Specifications at a glance
| Resistance type | Air (flywheel, damper 1-10) |
|---|---|
| Monitor | PM5 Performance Monitor, backlit |
| Connectivity | Bluetooth Smart + ANT+, USB workout storage |
| Assembled dimensions | 96 in L x 24 in W |
| Seat height | 20 in (51 cm), elevated |
| Machine weight | 57-65 lb (26-29 kg) |
| Max user weight | 500 lb (227 kg) |
| Frame | Welded steel, double powder-coat finish |
| Storage | Separates into two pieces without tools |
| Warranty | 5-year frame, 2-year parts |
Pros
- Elevated 20-inch seat makes getting on and off noticeably easier than the standard RowErg
- Air resistance scales naturally with effort and suits everyone from beginners to competitive rowers
- PM5 monitor is accurate, well supported, and pairs with Bluetooth and ANT+ heart rate straps and apps
- Welded steel frame and nickel-plated chain are built for years of heavy, low-maintenance use
- 500 lb user capacity and a globally recognized data standard for comparing scores
Cons
- Significantly more expensive than the near-identical Model D / RowErg you give up only the higher seat
- Heavier and bulkier than the standard model, so it is less convenient to move and lift for storage
- PM5 screen is functional but monochrome and dated compared with touchscreen connected rowers
- Air flywheel produces a noticeable whooshing noise that some households find loud
Best for: Taller, heavier, or less mobile rowers who want Concept2's proven performance with an easier-to-mount elevated seat.

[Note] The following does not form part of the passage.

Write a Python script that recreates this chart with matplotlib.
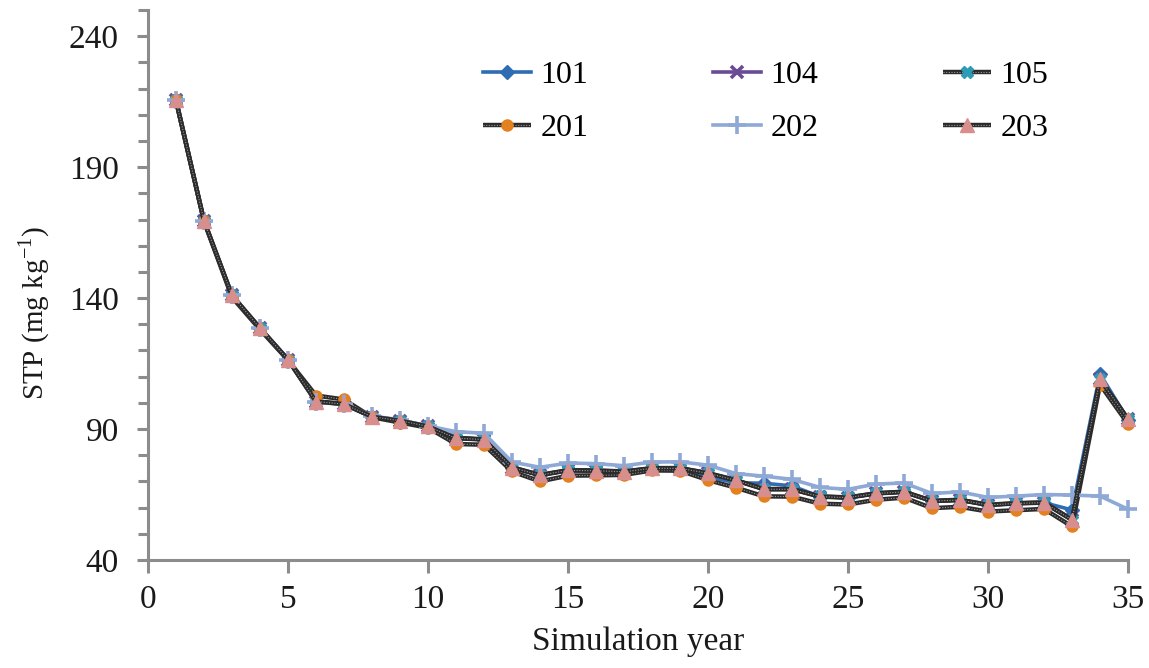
"""STP over simulation years for six scenarios, redrawn from the reference chart."""

import matplotlib

matplotlib.use("Agg")
import matplotlib.pyplot as plt
from matplotlib.legend_handler import HandlerTuple
from matplotlib.ticker import MultipleLocator

plt.rcParams["font.family"] = ["Liberation Serif", "DejaVu Serif"]
plt.rcParams["mathtext.fontset"] = "custom"
plt.rcParams["mathtext.rm"] = "Liberation Serif"

YEARS = list(range(1, 36))

STP_101 = [215.5, 169.5, 141.0, 128.5, 116.5, 100.5, 99.5, 94.5, 92.8, 90.6,
           86.8, 86.0, 75.3, 72.4, 74.2, 74.1, 73.7, 75.0, 75.0, 71.8,
           69.5, 69.3, 68.3, 64.2, 63.8, 65.4, 66.0, 62.5, 62.9, 61.0,
           61.6, 61.9, 59.1, 111.0, 93.6]
STP_104 = [215.5, 169.5, 141.0, 128.5, 116.5, 100.5, 99.5, 94.7, 93.2, 91.0,
           86.5, 86.0, 75.3, 72.4, 74.2, 74.1, 73.7, 75.0, 75.0, 73.1,
           70.4, 67.0, 67.0, 64.2, 63.8, 65.4, 66.0, 62.5, 62.9, 61.0,
           61.6, 61.9, 55.3, 109.0, 93.7]
STP_105 = [215.5, 169.5, 141.0, 128.5, 116.5, 100.6, 99.6, 94.7, 93.2, 91.0,
           86.6, 86.1, 75.4, 72.5, 74.3, 74.2, 73.8, 75.1, 75.1, 73.2,
           70.5, 67.1, 67.1, 64.3, 63.9, 65.5, 66.1, 62.6, 63.0, 61.1,
           61.7, 62.0, 55.4, 109.1, 93.8]
STP_201 = [215.5, 169.3, 140.3, 128.0, 116.3, 102.8, 101.3, 94.5, 92.5, 90.5,
           84.3, 84.0, 73.8, 70.0, 72.2, 72.3, 72.5, 74.2, 74.1, 70.5,
           67.6, 64.3, 64.2, 61.5, 61.2, 63.0, 63.8, 59.8, 60.3, 58.5,
           59.0, 59.5, 52.8, 107.0, 92.0]
STP_202 = [215.5, 169.5, 141.0, 128.5, 116.5, 100.2, 99.5, 95.0, 93.5, 91.2,
           89.0, 88.4, 77.4, 75.4, 77.0, 76.8, 76.0, 77.4, 77.5, 76.2,
           73.0, 72.0, 70.8, 67.7, 67.0, 69.0, 69.4, 65.4, 66.0, 63.9,
           64.4, 65.0, 64.8, 64.4, 59.4]
STP_203 = [215.5, 169.5, 141.0, 128.5, 116.5, 100.5, 99.5, 94.7, 93.2, 91.0,
           86.5, 86.0, 75.3, 72.4, 74.2, 74.1, 73.7, 75.0, 75.0, 73.1,
           70.4, 67.0, 67.0, 64.2, 63.8, 65.4, 66.0, 62.5, 62.9, 61.0,
           61.6, 61.9, 55.3, 109.0, 93.7]

X_TICKS = [0, 5, 10, 15, 20, 25, 30, 35]
Y_TICKS = [40, 90, 140, 190, 240]

DARK = "#2b2b2b"


def plain_series(ax, y, color, marker, ms, mew=1.0, lw=2.6):
    line, = ax.plot(YEARS, y, color=color, lw=lw, marker=marker, ms=ms,
                    mfc=color, mec=color, mew=mew, clip_on=False)
    return line


def striped_series(ax, y, mcolor, marker, ms, mew=1.0):
    # Excel-style compound line: dark band with faint dots in the middle
    dark, = ax.plot(YEARS, y, color=DARK, lw=3.2, solid_capstyle="butt", clip_on=False)
    dots, = ax.plot(YEARS, y, color="#9a9a9a", lw=0.8, ls=(0, (1.0, 1.4)), clip_on=False)
    mk, = ax.plot(YEARS, y, ls="none", marker=marker, ms=ms, mfc=mcolor, mec=mcolor,
                  mew=mew, clip_on=False)
    return (dark, dots, mk)


def main():
    fig = plt.figure(figsize=(11.49, 6.68), dpi=100)
    ax = fig.add_axes([148 / 1149, 108 / 668, 980 / 1149, 550 / 668])

    h101 = plain_series(ax, STP_101, "#2f6db3", "D", 7.5)
    h104 = plain_series(ax, STP_104, "#6a4c96", "x", 9, mew=2.6)
    h105 = striped_series(ax, STP_105, "#2b9bb7", "X", 8.5)
    h201 = striped_series(ax, STP_201, "#e3801f", "o", 8)
    h202 = plain_series(ax, STP_202, "#8fa9d6", "+", 13, mew=2.6)
    h203 = striped_series(ax, STP_203, "#d98e8e", "^", 10)

    ax.set_xlim(0, 35)
    ax.set_ylim(40, 250)
    ax.set_xticks(X_TICKS)
    ax.set_yticks(Y_TICKS)
    ax.yaxis.set_minor_locator(MultipleLocator(10))

    for side in ("top", "right"):
        ax.spines[side].set_visible(False)
    for side in ("left", "bottom"):
        ax.spines[side].set_color("#8c8c8c")
        ax.spines[side].set_linewidth(2.2)

    ax.tick_params(axis="both", which="both", color="#8c8c8c", width=2.2,
                   labelsize=24, labelcolor="#1a1a1a")
    ax.tick_params(axis="y", which="major", length=8, pad=13)
    ax.tick_params(axis="y", which="minor", length=7)
    ax.tick_params(axis="x", which="major", length=9, pad=9)

    ax.set_xlabel("Simulation year", fontsize=24, color="#1a1a1a", labelpad=8)
    ax.set_ylabel("STP (mg kg$^{\\mathregular{-1}}$)", fontsize=21, color="#1a1a1a")
    ax.yaxis.set_label_coords(-0.098, 0.45)

    # column-wise fill -> rows read 101 104 105 / 201 202 203
    handles = [h101, h201, h104, h202, h105, h203]
    labels = ["101", "201", "104", "202", "105", "203"]
    fig.legend(handles, labels, ncol=3, loc="upper left",
               bbox_to_anchor=(483 / 1149, 1 - 61 / 668),
               frameon=False, fontsize=23, handlelength=1.5, handletextpad=0.3,
               columnspacing=3.9, labelspacing=0.72, borderpad=0, borderaxespad=0,
               handler_map={tuple: HandlerTuple(ndivide=1)})

    fig.savefig("out.png", dpi=100)
    plt.close(fig)


if __name__ == "__main__":
    main()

Resistance and feel: the genuine reference standard
The Model E rows on exactly the same flywheel, chain, handle and spiral damper as every other Concept2, and that is the whole point. Air resistance here is self-scaling: pull harder and the fan fights back harder, so a deconditioned beginner and a national-team rower can share the machine and each get an honest workout without touching a setting. The damper dial from 1 to 10 changes how the air feels, not how hard you have to work, and most owners settle into the 3 to 5 range that competitive rowers actually use.
The catch is smooth, the seat glides cleanly on the monorail, and the chain pulls without snagging even after years of use. There is no resistance ceiling to outgrow, which is the single biggest reason this drivetrain has been the racing and testing standard for decades. If you want a rower you will never out-train, the feel is as good as it gets at any price, and the Model E inherits all of it unchanged.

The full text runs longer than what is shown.